Here’s what you need to know about the Digico Infrastructure REIT IPO – the latest data centre opportunity on the ASX!
Nick Sundich, November 20, 2024
The $3bn Digico Infrastructure REIT IPO will happen before Christmas and be 2024’s largest IPO – easily usurping Guzman y Gomez (ASX:GYG). Let’s take a look at what you need to know about the listing.
The Digico Infrastructure REIT IPO is Focused on data centres
This REIT will be run by David di Pilla’s HMC Capital (ASX:HMC) and is the third REIT it has listed, not counting the original listing of HMC. HMC Capital has tripled since its late 2019 listing from a share price perspective although its HomeCo Daily Needs REIT (ASX:HDN) is flat and Healthco (ASX:HCW) has halved since its listing.
DigiCo will list having a few seed assets.
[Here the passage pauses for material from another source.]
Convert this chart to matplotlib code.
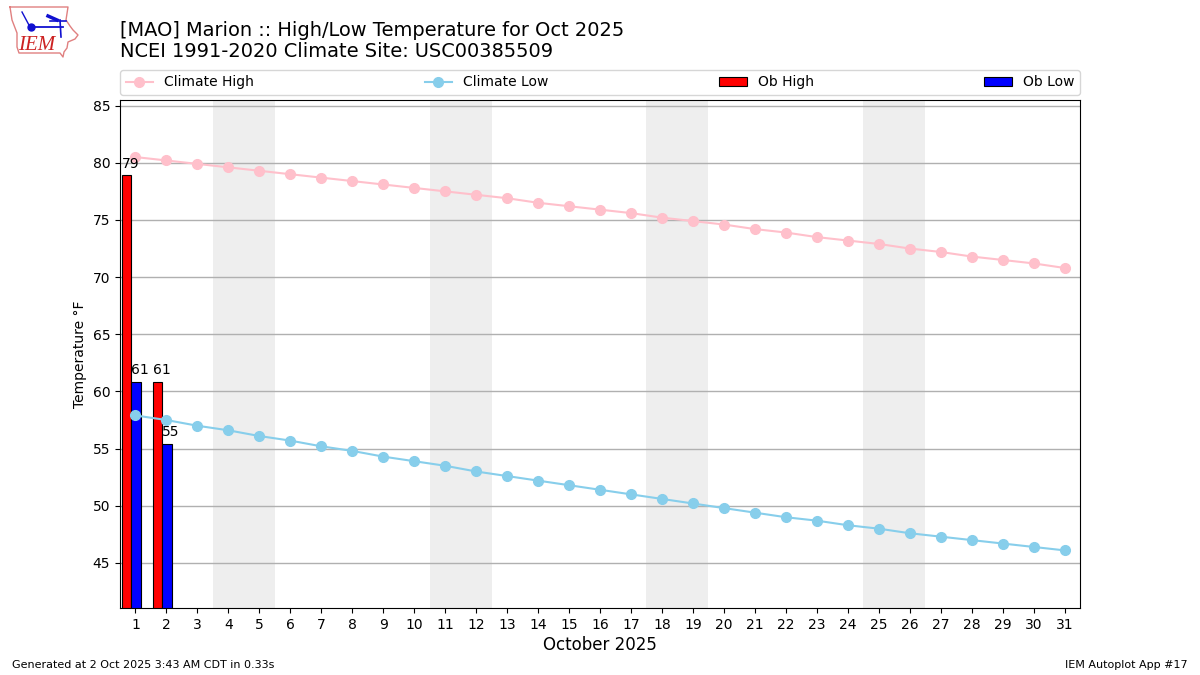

First, it bought Global Switch Australia for $1.937bn. Global Switch Australia has two adjoining data centre sites in Sydney, representing the only large-scale data centre campus in the CBD and one of the largest of its kind in the entire nation. It has 26Mw capacity, with scope to increase to 88MW in the future, and it made $86m EBITDA during $86m.
Management promised more assets would be forthcoming, predominantly in the United States. And true to their word, they announced the acquisition of iseek, a portfolio of seven co-location data centres. On top of this, HMC already owns US-based infrastructure platform StratCap that has $700m in assets and a $1bn pipeline. The entire portfolio has a 3% average annual contracted rent escalation with customers on long-term deals.
Including assets under exclusive due diligence, it will cost $3.9bn. $2.6bn of this will be paid with the IPO proceeds with the balance negotiated in debt and HMC Capital’s own investments – it has pledged at least $500m. The raise size implies a 26.1x EV/EBITDA multiple for 26.1x.
Data centre demand is exploding
Any broker selling an IPO will tell you that the sector the investment they are spruiking is exposed to growth. If you don’t want to take brokers’ words, take the statistics – they don’t lie. In a nutshell: Data centre demand is taking off. This is not just because we are using more and more data with our electronic devices, and also because AI will need more and more data, but companies need their data stored and transmitted securely. You need only look at the success of NextDC and their investors to see how demand has grown.
Several other things about DigiCo are intriguing
The promise is that DigiCo investors will receive a 4% yield annually, as well as a higher EBITDA margin than high-flying NextDC (ASX:NXT). In return, management will be paid 1.03% of DigiCo’s gross asset value in annual fees to HMC. And it is promised that there is an opportunity for the fund to grow to $15-20bn in the future.
One fascination with the listing itself is that $361.7m, or 22% of the $1.6bn raising, will go towards ‘offer costs’, the bulk of which will be broker compensation although $49m is earmarked for stamp duty of the acquired properties. This is pretty high – normally it is around 6% and very rarely over 10%. Then again, there are four underwriters – JP Morgan, Goldman Sachs, UBS and Macquarie.
The DigiCo board will obviously contain David Di Pilla. The chair will be PwC managing partner Joseph Carrozzi and other board members include former politicians Kelly O’Dwyer and Mark Arbib.
Conclusion
The Digico Infrastructure REIT IPO appears compelling. It is one of the few opportunities to gain exposure to data centres, and with the bonus of dividends which you wouldn’t get from NextDC (at least for the foreseeable future). Obviously the challenge for investors will be to have the same patience that has netted many NextDC investors a fortune, for there could be short-term fluctuations – particularly if the company misses one of its targets. The track record of HMC IPOs should also give investors some food for thought too.
But unless the REIT flops really badly on its listing day, or is delayed into CY25, it will be CY24’s biggest ASX IPO.